After the vote, the Tierney campaign turned his attacks on his opponent, Richard Tisei, once again attempting to paint him as a right-wing extremist. Tisei is challenging Tierney for the Sixth Congressional District seat, which represents Hamilton and Wenham in Washington.

“Richard Tisei’s Tea Party-inspired position on taxes will hurt middle-class families in the 6th District," Tierney Campaign Communications Director Grant Herring said. "Tisei wants to protect millionaires and billionaires from paying their fair share. When it comes to taxes, the differences in this election could not be clearer. John Tierney wants to lower taxes for middle class families and Mr. Tisei wants them to pay more. The middle class cannot afford more of Tisei’s agenda that coddles the wealthiest 2 percent of Americans."

Tisei, who has long advocated for low tax rates, did not seem ruffled by the attacks.

"In December 2009, when the economy was in a better place, President Obama said 'it's not time to raise taxes on anyone,'" Tisei said. "I agreed with him then and stand by that pro-growth vision today."

The Tierney campaign also cited an interview on NECN last November in which Tisei discussed tax policy and opposed extending the payroll tax cut.

"Tisei has stated publicly that he thinks the wealthiest 1 percent of Americans pay too much in taxes and believes that middle-class Americans need to pay more (NECN, 11/16/11)," A Tierney press release reads.

In that interview, Tisei said he opposed the extension of the payroll tax cut because it was a temporary fix to a tax code he saw as permanently flawed. He also advocated for a flatter tax rate policy, which would mean lower incomes paying more and higher incomes paying less, citing the fact that now the top earners pay about half of all taxes and lower earners pay none.

But Tisei has also refused to sign the Taxpayer Protection Pledge -- a pledge to not vote to raise taxes -- saying that he wants the option to close tax loopholes which would effectively raise taxes on people taking advantage of those loopholes.

What do you think should be done with federal income tax rates? Leave a comment below and discuss.

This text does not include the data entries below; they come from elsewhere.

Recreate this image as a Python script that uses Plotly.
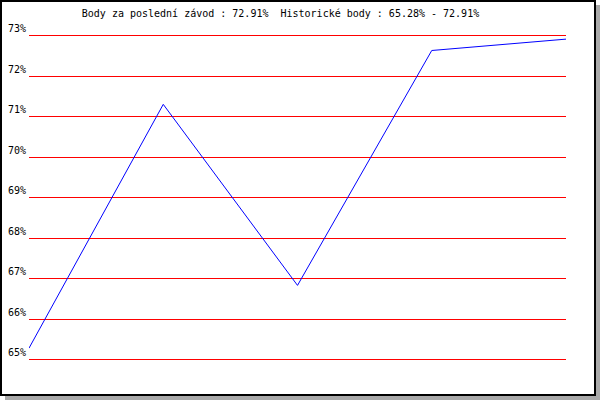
import plotly.graph_objects as go

# Data
races = [1, 2, 3, 4, 5]
points_pct = [65.28, 71.30, 66.83, 72.63, 72.91]
y_ticks = [65, 66, 67, 68, 69, 70, 71, 72, 73]
y_tick_labels = [f"{v}%" for v in y_ticks]
title_text = "Body za poslední závod : 72.91%  Historické body : 65.28% - 72.91%"

W, H = 600, 400
L, R, T, B = 29, 34, 30, 36
PW, PH = W - L - R, H - T - B
PX_PER_UNIT = 40.5
Y_TOP = 73 + 5.5 / PX_PER_UNIT
Y_BOT = Y_TOP - PH / PX_PER_UNIT

def px_x(x):
    return (x - L) / PW

def px_y(y):
    return (H - B - y) / PH

def rect(x0, y0, x1, y1, color):
    return dict(type="rect", xref="paper", yref="paper",
                x0=px_x(x0), x1=px_x(x1), y0=px_y(y1), y1=px_y(y0),
                fillcolor=color, line=dict(width=0), layer="above")

fig = go.Figure()
fig.add_trace(go.Scatter(
    x=races, y=points_pct, mode="lines",
    line=dict(color="#0000FF", width=1),
    hoverinfo="skip", showlegend=False,
))

shapes = [
    # shadow
    rect(596, 5, 600, 400, "#A9A9A9"),
    rect(5, 396, 600, 400, "#A9A9A9"),
    # black frame
    rect(0, 0, 596, 2, "#000000"),
    rect(0, 394, 596, 396, "#000000"),
    rect(0, 0, 2, 396, "#000000"),
    rect(594, 0, 596, 396, "#000000"),
]

fig.update_layout(
    width=W, height=H,
    margin=dict(l=L, r=R, t=T, b=B, pad=0, autoexpand=False),
    paper_bgcolor="#FFFFFF",
    plot_bgcolor="#FFFFFF",
    shapes=shapes,
    title=dict(text=title_text, x=px_x(280.5), xref="paper", xanchor="center",
               y=1 - 13.5 / H, yref="container", yanchor="middle",
               font=dict(family="DejaVu Sans Mono", size=10, color="#000000")),
    xaxis=dict(range=[1, 5], showgrid=False, zeroline=False, showticklabels=False,
               showline=False, ticks=""),
    yaxis=dict(range=[Y_BOT, Y_TOP], tickmode="array", tickvals=y_ticks,
               ticktext=y_tick_labels,
               showgrid=True, gridcolor="#FF0000", gridwidth=1,
               zeroline=False, showline=False, ticks="",
               ticklabelposition="outside top", ticklabelstandoff=2,
               tickfont=dict(family="DejaVu Sans Mono", size=10, color="#000000")),
)

fig.write_html("out.html", config={"displayModeBar": False},
               post_script="document.body.style.margin='0';document.body.style.padding='0';")
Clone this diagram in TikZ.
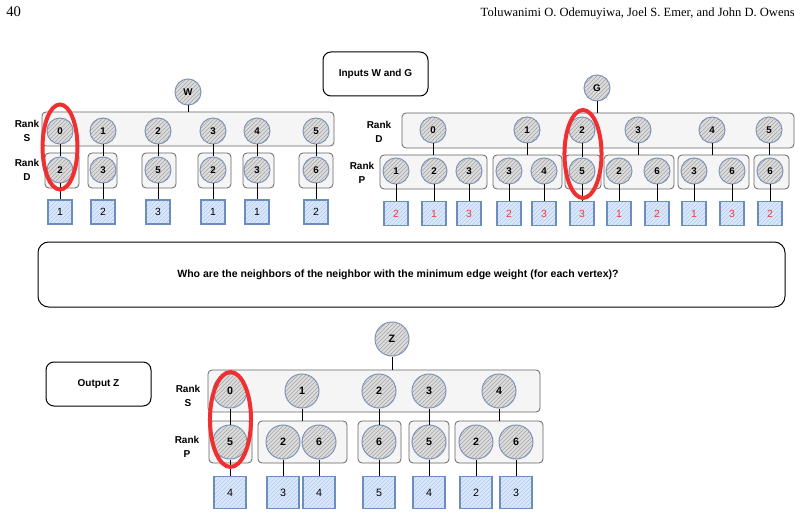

Paul E. Keith August 04, 2012 at 10:41 AM
I noted, in a recent "Scott Brown Report" on the radio that the Senator bemoaned the "40% decline in wealth" among middle-class workers, making the argument for the Republican position on continuing tax breaks for so-called "job creators". What he didn't mention, however, was the rest of the CBO report on income disparity that shows the top 1% increased their wealth over the same period by +/- 253%. This small, 1% group, of "job creators" now control about 53% of the total wealth of this country. So, they've had the tax breaks for years and "trickle down economics" has been the Republican mantra since the Reagan days - but then where are the jobs? Overseas? Lost through greater "efficiencies"? (i.e., fewer people doing more work?) Romney and Brown and the rest are not at all for the working class - let alone the unemployed - but cater to the 1% who continue to amass wealth that never "trickles down" except perhaps to their low paid yard workers, domestic help, and p/r staff. When the 1% is challenged on this we're accused of engaging in Class warfare. Well, folks, I don't think fighting back against the oligarchs of wealth is anything but self-defense before we in the middle are crushed altogether. The non-partisan CBO (Congressional Budget Office) report is easily available on-line for any who care to read it.
Paul E. Keith August 04, 2012 at 10:48 AM
Sorry, I meant to include the link to the Report mentioned, above. I didn't make these numbers up! http://www.cbo.gov/publication/43302
Sean Murphy August 04, 2012 at 06:37 PM
John should stop just spewing the party line. He should come up with his own ideas. He knows the Senate version was not a compromise, one sided Dem supported bill. House versions attracted 20 Dems. It is a political gimmick. At least it is only that, with Dirty Harry Reid in the gutter, out right lying, we ought to be lucky this bill is only political theatre, and not an outright deception on the American people. And let's say this tax hike was passed, would it be ear marked to pay down the deficit, nothing more, not more spending? I think not. They are trying to destroy the very fabric of this country, but they will not succeed.